Por eso nuestros abuelos, con una sonrisa en los labios, recuerdan un episodio muy famoso, “el año de la nevada”, por la gran nevada que cubrió España entera los primeros días del mes de febrero del año 1954. Por la noche en algunos lugares de nuestra contorna se arremolinó más de metro y medio de nieve, cubriendo puertas y ventanas, dejando personas atrapadas en el interior de sus viviendas. Túneles y callejones fueron excavados en la nieve para intentar normalizar la situación. Parece ser que una masa de aire caliente propició un deshielo rápido, porque de haber persistido, la situación se hubiera recordado catastrófica en lugar de anecdótica.

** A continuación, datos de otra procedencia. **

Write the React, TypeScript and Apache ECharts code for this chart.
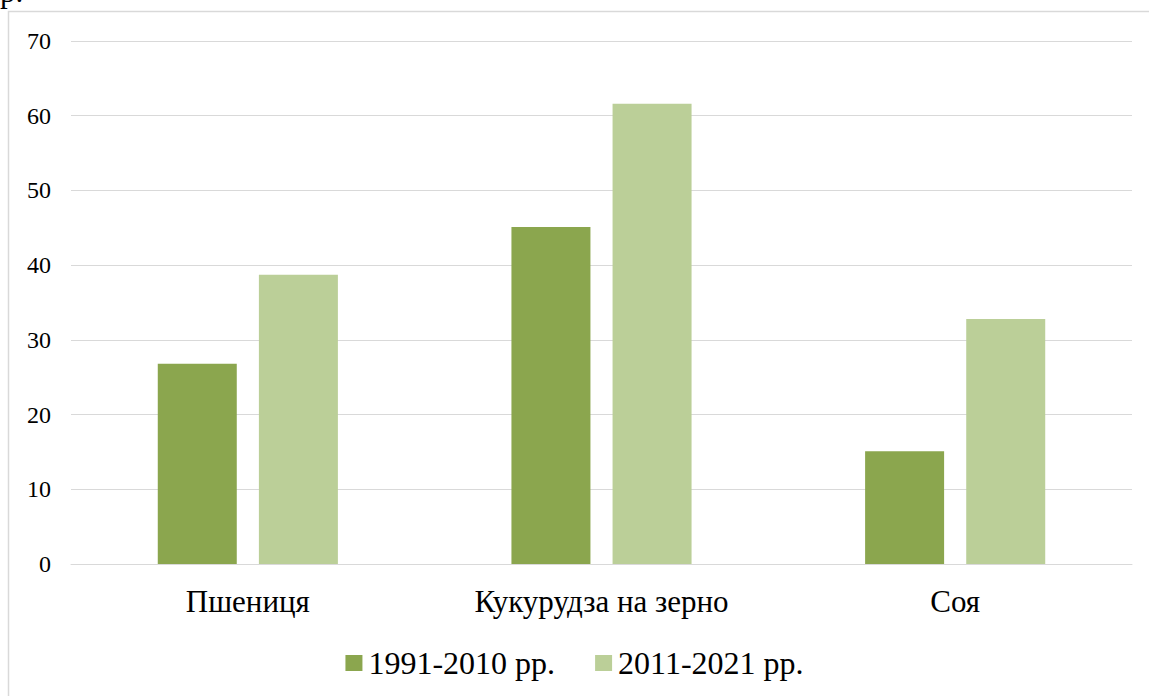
import React, { useEffect, useRef } from "react";
import * as echarts from "echarts";

const categories = ["Пшениця", "Кукурудза на зерно", "Соя"];
const series1991 = [26.8, 45.1, 15.1];
const series2011 = [38.7, 61.6, 32.8];
const seriesNames = ["1991-2010 рр.", "2011-2021 рр."];

export default function App() {
  const ref = useRef<HTMLDivElement>(null);
  useEffect(() => {
    const chart = echarts.init(ref.current!, null, { renderer: "svg" });
    const font = "Liberation Serif";
    chart.setOption({
      animation: false,
      textStyle: { fontFamily: font },
      graphic: [
        {
          type: "polyline",
          shape: { points: [[8.5, 696], [8.5, 11.5], [1149, 11.5]] },
          style: { stroke: "#d9d9d9", lineWidth: 1.5, fill: "none" },
          silent: true,
        },
        {
          type: "text",
          left: 0,
          top: -24,
          style: { text: "р.", fontSize: 31, fontFamily: font, fill: "#000" },
          silent: true,
        },
      ],
      grid: { left: 71, right: 17, top: 41, bottom: 132, containLabel: false },
      legend: {
        bottom: 12,
        left: "center",
        itemWidth: 17,
        itemHeight: 16,
        itemGap: 40,
        icon: "rect",
        textStyle: { fontSize: 32, fontFamily: font, color: "#000", padding: [0, 0, 0, 1] },
        data: seriesNames,
      },
      xAxis: {
        type: "category",
        data: categories,
        axisLine: { show: true, lineStyle: { color: "#d9d9d9", width: 1 } },
        axisTick: { show: false },
        axisLabel: { fontSize: 31, color: "#000", margin: 22, fontFamily: font },
      },
      yAxis: {
        type: "value",
        min: 0,
        max: 70,
        interval: 10,
        axisLine: { show: false },
        axisTick: { show: false },
        splitLine: { lineStyle: { color: "#d9d9d9", width: 1 } },
        axisLabel: { fontSize: 24, color: "#000", margin: 20, fontFamily: font },
      },
      series: [
        {
          name: seriesNames[0],
          type: "bar",
          data: series1991,
          barWidth: 79,
          barGap: "28%",
          itemStyle: { color: "#8ba64e" },
        },
        {
          name: seriesNames[1],
          type: "bar",
          data: series2011,
          barWidth: 79,
          itemStyle: { color: "#bbcf98" },
        },
      ],
    });
    return () => chart.dispose();
  }, []);
  return (
    <div
      ref={ref}
      style={{ position: "fixed", left: 0, top: 0, width: 1149, height: 696, background: "#fff" }}
    />
  );
}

En los primeros años de la década de los cuarenta sucedieron otros dos eventos memorables. El primero ocurrió el 15 y 16 de febrero de 1941, y dio nombre al “año del huracán”. Un temporal inusitado azotó la mitad norte de la península, causando enormes destrozos a su paso. Los vientos huracanados del sur de más de 200 kilómetros/hora avivaron el fuego que destruyó el centro histórico de Santander. En el observatorio de León se registraron casi 120 kilómetros/hora, y en el de Valladolid 112. En nuestra comarca el viento arrancó árboles, tejados, incluso dicen que mató animales en el monte. En el vecino pueblo de Sitrama, en la cuesta de la encina, la milenaria encina que daba nombre a la cuesta no pudo resistir los envites del vendaval y cayó abatida de raíz.

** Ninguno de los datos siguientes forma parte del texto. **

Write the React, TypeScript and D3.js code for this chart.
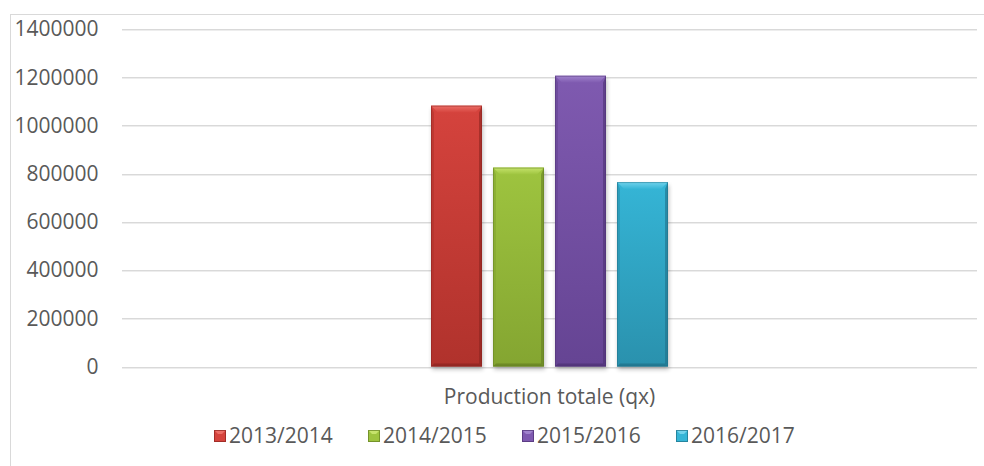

En 1942 comenzó una sequía, una “pertinaz sequía”, que desembocó en el “año del hambre”, 1945. Política aparte, por la época en la que se desarrolló el hecho, en León, el 29 de julio de 1942, se registraron las más altas temperaturas desde la invención del termómetro. Y según los datos de la Confederación Hidrográfica del Duero, el menor valor de precipitación de su historia se produjo en los años 1944 – 1945, con 377 mm. Durante estos años, en nuestros pequeños pueblos el autoabastecimiento llevó a la gente a ardides extravagantes, como el embutido de chorizo de patatas, mezcla de la escasa cantidad de carne de los desnutridos cerdos con patatas cocidas para aumentar la provisión de la despensa. El pan se amasó con harina de centeno, adquiriendo un color y sabor bien distinto a nuestro acostumbrado pan que cuántas veces despreciamos y arrojamos a la basura. Dicen que quien tenía dos parejas de vacas se deshizo de una, y quien tenía una pareja solo quedó con una vaca, para trabajar “a coyunta”, es decir, emparejando su vaca con otro propietario de vaca solitaria.

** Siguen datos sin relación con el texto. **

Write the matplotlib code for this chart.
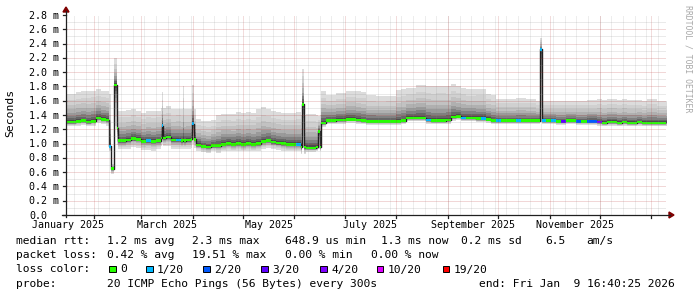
import datetime as dt
import matplotlib
matplotlib.use("Agg")
import matplotlib.pyplot as plt
from matplotlib.patches import Polygon, Rectangle
from matplotlib.lines import Line2D

W, H = 697, 297

# ---------------- data ----------------
# time axis: days since 2025-01-01
view_start_day = 14.04
view_end_day = 373.694          # Fri Jan 9 16:40:25 2026
bucket_start_day = 14.04
bucket_days = 3.0

# median RTT (ms) per 3-day bucket
median_ms = [
    1.30, 1.30, 1.31, 1.32, 1.30, 1.31, 1.36, 1.34, 1.33, 0.65,
    1.04, 1.04, 1.05, 1.07, 1.06, 1.03, 1.04, 1.03, 1.04, 1.08,
    1.09, 1.05, 1.05, 1.04, 1.05, 1.06, 0.98, 0.96, 0.95, 0.97,
    0.97, 0.99, 1.00, 0.99, 1.00, 0.99, 1.00, 0.99, 1.00, 1.03,
    1.04, 1.02, 1.01, 1.00, 0.99, 0.99, 0.99, 0.95, 0.94, 0.94,
    0.95, 1.29, 1.32, 1.32, 1.33, 1.33, 1.34, 1.34, 1.33, 1.32,
    1.31, 1.31, 1.31, 1.31, 1.31, 1.31, 1.31, 1.32, 1.36, 1.36,
    1.36, 1.36, 1.33, 1.32, 1.32, 1.32, 1.33, 1.37, 1.38, 1.36,
    1.36, 1.36, 1.35, 1.35, 1.34, 1.32, 1.32, 1.32, 1.32, 1.32,
    1.32, 1.32, 1.32, 1.32, 1.32, 1.32, 1.32, 1.32, 1.31, 1.31,
    1.32, 1.32, 1.31, 1.31, 1.31, 1.31, 1.30, 1.29, 1.30, 1.30,
    1.29, 1.30, 1.29, 1.29, 1.30, 1.29, 1.29, 1.29, 1.29, 1.29,
]

# smoke spread (ms) above / below the median, per 6-day block
smoke_up_ms = [
    0.40, 0.41, 0.43, 0.40, 0.40, 0.42, 0.42, 0.40, 0.42, 0.42,
    0.43, 0.44, 0.43, 0.36, 0.36, 0.43, 0.42, 0.44, 0.44, 0.48,
    0.44, 0.43, 0.44, 0.45, 0.48, 0.45, 0.36, 0.38, 0.40, 0.40,
    0.37, 0.35, 0.36, 0.44, 0.42, 0.46, 0.48, 0.49, 0.47, 0.42,
    0.40, 0.42, 0.36, 0.31, 0.31, 0.32, 0.31, 0.28, 0.28, 0.29,
    0.28, 0.29, 0.30, 0.32, 0.33, 0.32, 0.32, 0.31, 0.33, 0.30,
]
smoke_dn_ms = [
    0.06, 0.06, 0.06, 0.07, 0.08, 0.12, 0.12, 0.12, 0.13, 0.12,
    0.12, 0.12, 0.12, 0.08, 0.08, 0.10, 0.10, 0.10, 0.10, 0.10,
    0.10, 0.10, 0.10, 0.10, 0.06, 0.06, 0.05, 0.05, 0.05, 0.05,
    0.05, 0.05, 0.05, 0.05, 0.05, 0.05, 0.05, 0.05, 0.05, 0.05,
    0.05, 0.05, 0.05, 0.05, 0.05, 0.05, 0.05, 0.05, 0.05, 0.05,
    0.05, 0.05, 0.05, 0.05, 0.05, 0.05, 0.05, 0.05, 0.05, 0.05,
]

# buckets with packet loss (bucket index, lost pings out of 20)
loss_bucket = [16, 22, 46, 72, 79, 83, 86, 90, 95, 97, 99, 102, 104, 105, 106]
loss_count = [1, 1, 1, 1, 1, 1, 1, 1, 1, 1, 3, 2, 2, 2, 4]

# short spikes / dips (days since 2025-01-01)
event_start = [40.1, 41.3, 43.0, 44.4, 71.3, 83.9, 89.6, 155.5, 165.1, 297.9]
event_end = [41.3, 43.0, 44.4, 45.4, 72.2, 84.8, 90.5, 156.7, 166.0, 299.1]
event_median = [0.96, 0.65, 1.82, 1.22, 1.25, 1.05, 1.28, 1.55, 1.17, 2.32]
event_top = [1.70, 0.72, 2.20, 1.48, 1.72, 1.80, 1.82, 2.05, 1.38, 2.48]
event_low = [0.90, 0.57, 1.25, 0.98, 1.00, 0.93, 1.00, 0.95, 0.93, 1.30]
event_loss = [1, 0, 0, 0, 1, 0, 1, 0, 0, 1]

loss_levels = [0, 1, 2, 3, 4, 10, 19]
loss_labels = ["0", "1/20", "2/20", "3/20", "4/20", "10/20", "19/20"]
loss_colors = ["#26ff00", "#00b8ff", "#0059ff", "#5e00ff", "#7e00ff", "#dd00ff", "#ff0000"]

y_ticks = [0.0, 0.2, 0.4, 0.6, 0.8, 1.0, 1.2, 1.4, 1.6, 1.8, 2.0, 2.2, 2.4, 2.6, 2.8]
y_tick_labels = ["0.0", "0.2 m", "0.4 m", "0.6 m", "0.8 m", "1.0 m", "1.2 m", "1.4 m",
                 "1.6 m", "1.8 m", "2.0 m", "2.2 m", "2.4 m", "2.6 m", "2.8 m"]
x_label_months = [(2025, 1), (2025, 3), (2025, 5), (2025, 7), (2025, 9), (2025, 11)]
x_tick_labels = ["January 2025", "March 2025", "May 2025", "July 2025",
                 "September 2025", "November 2025"]

legend_rtt = [("median rtt:", 16), ("1.2 ms avg", 107), ("2.3 ms max", 192),
              ("648.9 us min", 285), ("1.3 ms now", 381), ("0.2 ms sd", 461),
              ("6.5", 545), ("am/s", 586)]
legend_loss = [("packet loss:", 16), ("0.42 % avg", 107), ("19.51 % max", 192),
               ("0.00 % min", 285), ("0.00 % now", 371)]
legend_probe = [("probe:", 16), ("20 ICMP Echo Pings (56 Bytes) every 300s", 107),
                ("end: Fri Jan  9 16:40:25 2026", 479)]
loss_box_x = [109, 146, 203, 261, 320, 377, 443]

# ---------------- build intervals ----------------
def loss_color(n):
    c = loss_colors[0]
    for lv, col in zip(loss_levels, loss_colors):
        if n >= lv:
            c = col
    return c

loss_map = dict(zip(loss_bucket, loss_count))
intervals = []
for i, m in enumerate(median_ms):
    s = bucket_start_day + i * bucket_days
    e = s + bucket_days
    j = i // 2
    intervals.append([s, e, m, m + smoke_up_ms[j], m - smoke_dn_ms[j], loss_map.get(i, 0)])

for es, ee, em, et, el, eloss in zip(event_start, event_end, event_median,
                                     event_top, event_low, event_loss):
    new = []
    for iv in intervals:
        s, e = iv[0], iv[1]
        if e <= es or s >= ee:
            new.append(iv)
            continue
        if s < es:
            new.append([s, es] + iv[2:])
        if e > ee:
            new.append([ee, e] + iv[2:])
    new.append([es, ee, em, et, el, eloss])
    intervals = sorted(new, key=lambda v: v[0])

edges = [iv[0] for iv in intervals] + [intervals[-1][1]]
med = [iv[2] for iv in intervals]
top = [iv[3] for iv in intervals]
low = [iv[4] for iv in intervals]

# ---------------- figure ----------------
plt.rcParams['font.family'] = ['DejaVu Sans Mono']
fig = plt.figure(figsize=(W / 100, H / 100), dpi=100)
fig.patch.set_facecolor('white')
ax = fig.add_axes([66 / W, (H - 215) / H, 600 / W, 200 / H])
ax.set_xlim(view_start_day, view_end_day)
ax.set_ylim(0, 2.8)
ax.axis('off')

fractions = [1.0, 0.78, 0.6, 0.45, 0.33, 0.23, 0.14, 0.07]
greys = ['#dcdcdc', '#d0d0d0', '#c2c2c2', '#b0b0b0', '#9a9a9a', '#808080', '#666666', '#4c4c4c']
for f, g in zip(fractions, greys):
    y1 = [m - (m - l) * f for m, l in zip(med, low)]
    y2 = [m + (t - m) * f for m, t in zip(med, top)]
    ax.fill_between(edges, y1 + [y1[-1]], y2 + [y2[-1]], step='post',
                    color=g, linewidth=0, zorder=1)

ax.step(edges, med + [med[-1]], where='post', color='#202020', lw=1.0, zorder=2)

band = 0.036
for iv in intervals:
    s, e, m = iv[0], iv[1], iv[2]
    ax.bar(s, band, bottom=m - band / 2, width=e - s, align='edge',
           color=loss_color(iv[5]), linewidth=0, zorder=3)

# grid
def day_of(y, mth, d=1):
    return (dt.date(y, mth, d) - dt.date(2025, 1, 1)).days

minor_c = '#8c8c8c'
major_c = '#b02020'
for k in range(1, 28):
    v = k * 0.1
    ax.axhline(v, color=major_c if k % 2 == 0 else minor_c, alpha=0.35, lw=0.72,
               ls=(0, (1, 1)), zorder=4)

week_days = [d for d in range(5, 380, 7) if view_start_day < d < view_end_day]
for d in week_days:
    ax.axvline(d, color=minor_c, alpha=0.3, lw=0.72, ls=(0, (1, 1)), zorder=4)
month_days = []
for y, mth in [(2025, m) for m in range(2, 13)] + [(2026, 1)]:
    d = day_of(y, mth)
    month_days.append(d)
    ax.axvline(d, color=major_c, alpha=0.3, lw=0.72, ls=(0, (1, 1)), zorder=4)

# ---------------- axes, arrows (pixel space) ----------------
def P(x, y):
    return (x / W, 1 - y / H)

def fline(xs, ys, color='#202020', lw=0.9):
    fig.add_artist(Line2D([x / W for x in xs], [1 - y / H for y in ys],
                          transform=fig.transFigure, color=color, lw=lw))

def dx(d):
    return 66 + (d - view_start_day) * 600 / (view_end_day - view_start_day)

fline([66, 66], [217, 11])
fline([62, 670], [215, 215])
for v in y_ticks:
    yy = 215 - v * 200 / 2.8
    fline([63, 66], [yy, yy])
for d in month_days:
    fline([dx(d), dx(d)], [215, 218])
fig.add_artist(Polygon([P(63, 12), P(69, 12), P(66, 7)], closed=True,
                       transform=fig.transFigure, color='#7f0000'))
fig.add_artist(Polygon([P(669, 212), P(669, 218), P(674, 215)], closed=True,
                       transform=fig.transFigure, color='#7f0000'))

# ---------------- text ----------------
def ftext(x, y, s, **kw):
    fig.text(x / W, 1 - y / H, s, **kw)

for v, lab in zip(y_ticks, y_tick_labels):
    yy = 215 - v * 200 / 2.8
    ftext(29, yy + 3.6, lab, fontsize=7.2, ha='left', va='baseline', color='black')

for (y, mth), lab in zip(x_label_months, x_tick_labels):
    d0 = day_of(y, mth)
    d1 = day_of(y + (mth == 12), mth % 12 + 1)
    ftext(dx((d0 + d1) / 2), 228, lab, fontsize=7.2, ha='center', va='baseline')

ftext(10, 113, "Seconds", fontsize=8.2, rotation=90, ha='center', va='center')
ftext(688, 5, "RRDTOOL / TOBI OETIKER", fontsize=5.9, rotation=270,
      ha='center', va='top', color='#a8a8a8')

LF = 8.1
for row, yb in [(legend_rtt, 244.3), (legend_loss, 258.4), (legend_probe, 286.6)]:
    for s, x in row:
        ftext(x, yb, s, fontsize=LF, ha='left', va='baseline')

ftext(16, 272.5, "loss color:", fontsize=LF, ha='left', va='baseline')
for bx, lab, col in zip(loss_box_x, loss_labels, loss_colors):
    fig.add_artist(Rectangle(P(bx, 272), 6.5 / W, 6.5 / H, transform=fig.transFigure,
                             facecolor=col, edgecolor='black', lw=0.7))
    ftext(bx + 11, 272.5, lab, fontsize=LF, ha='left', va='baseline')

fig.savefig("out.png", dpi=100, facecolor='white')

 Por las características del 1942 en nuestra comarca, también se conoció como “el año ruin” (hay quien dice que fue el 45). Las cosechas fueron tan exiguas que el cereal no se segó a hoz, se arrancó de raíz debido a su corta estatura. Apenas hubo fruta, ni uvas, y cuentan por Vidriales que en Ayoó y Congosta sin embargo fue un año normal, debido seguramente a alguna tormenta que aportó al campo el agua suficiente en el momento idóneo.

Entre tanta desgracia la picaresca acuñó al año 1945 otro apelativo, “el año de la bomba”. Fruto de los bombardeos atómicos sobre Japón para forzar su rendición y el final de la Segunda Guerra Mundial, la mal informada población creó un bulo de las escasas noticias sobre los efectos de la diabólica arma. “El año de la bomba” se recuerda todavía hoy en Vidriales por lo particular de los nacidos en aquel año: “la quinta de la bomba”. Al parecer, y según ellos, las explosiones los afectaron siendo un original grupo, jovial, extravertido... peculiar.

Así se recuerda el siglo XX, como progreso pero también como difícil, en el que nuestros abuelos pasaron con nota la implantada asignatura de salir hacia adelante, y lo consiguieron sin más recurso que su trabajo y sacrificio, y además, con una sonrisa en los labios. Vaya por ellos, valientes y luchadores.

Hay hombres que luchan un día y son buenos. Hay otros que luchan un año y son mejores. Hay quienes luchan muchos años, y son muy buenos. Pero quienes luchan toda la vida… esos son los imprescindibles.